Ее «Убить Бобрыкина. История одного убийства» кружит и кружит на одном месте, слегка назойливо поначалу и все убедительнее к финалу. «И мерзлая под снежной коркой была земля, холодная, промерзшая такая», «Старуха с девичьим лицом, собака в волчьей бабушкиной шали, младенец в люльке с каменным лицом» — и так далее, и как часто бывает у любящих блеснуть словцом авторов, не без странного словоупотребления: то герой повести попадает пальцем в «запять», то сумками в «снеговую завесь». Есть, в общем, к чему придраться. Но не это здесь важно.
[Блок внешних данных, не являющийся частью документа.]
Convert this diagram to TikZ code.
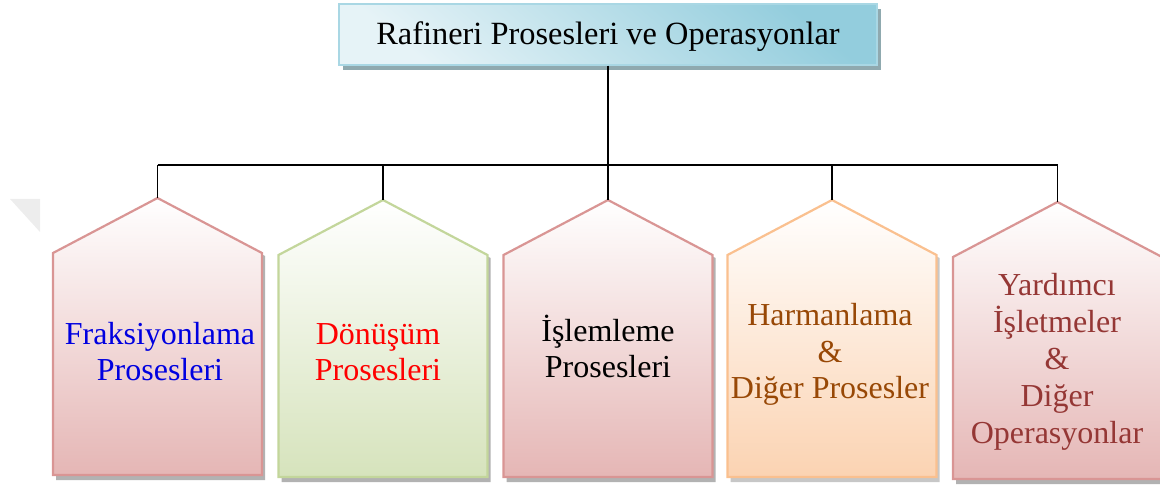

Герой книги, в которой, считайте, нет сюжета,— Саша Шишин, взрослый дурачок, живущий с матерью, одержимый своей школьной любовью, соседской девочкой Таней, и ненавидящий ее мужа, а по совместительству его школьного мучителя Бобрыкина. Бобрыкин тут ходит только с эпитетом «ненавистный», он постоянно в халате, всегда с одной и той же репликой «Здорово, Шишкин лес». Все это написано причудливым стилем, этаким полуямбом, с редкими удачными метафорами и с узнаваемыми образами из советского детства: дети играют в подводников, в пионеров-героев, в «город золотой», мечтают о докторской колбасе. Реальность сплетается со снами, а та с воспоминаниями: Шишин вновь и вновь окунается в детство и свою дружбу с Таней, а она пишет ему — якобы — проникновенные любовные письма. Но разобраться, что тут фантазия, а что правда, не так-то просто.
Реальна тут, по сути, только безумная мать с причитаниями из Евангелия. Повесть же получается не о внутреннем устройстве дурачка, не о его одержимости, а о том, как ускользнуть в мир прекрасных иллюзий от неприглядной реальности. В этом она отличается от «Школы для дураков», с которой произведение Николаенко, как нам смело обещает аннотация на обложке, «встанет в один ряд». На самом деле, конечно, это вещи совершенно разного ряда. И прежде всего потому, что в «Убить Бобрыкина» нет абсолютно ничего новаторского. Он показательно, даже нарочито вторичен. Герой повести не сообщает нам ничего нового о нас самих, он, напротив, является нашим отражением, этаким сознанием советского человека в период полураспада, где равно разложились ностальгические образы прошлого и символы советского детства, русская классика и неподцензурная литература, ужасы советского быта и спасительное народное православие.
Немаловажно, что дело происходит зимой, от Рождества до Пасхи, это очень нарочитый символизм. Как и то, что «убить» тут, конечно, надо не Бобрыкина в длинном бархатном халате, а смердящий советский труп. Но повесть не беспомощна и может даже зацепить своим странным обаянием. Особенно если пережить повторы, привыкнуть к стилевым странностям и отважно дочитать до финала. Это точно не лучший русский роман прошлого года. Но и сама книга, и то, что она произвела впечатление, показывает прежде всего, насколько же мы бедные, насколько же нас до сих пор не отпустило.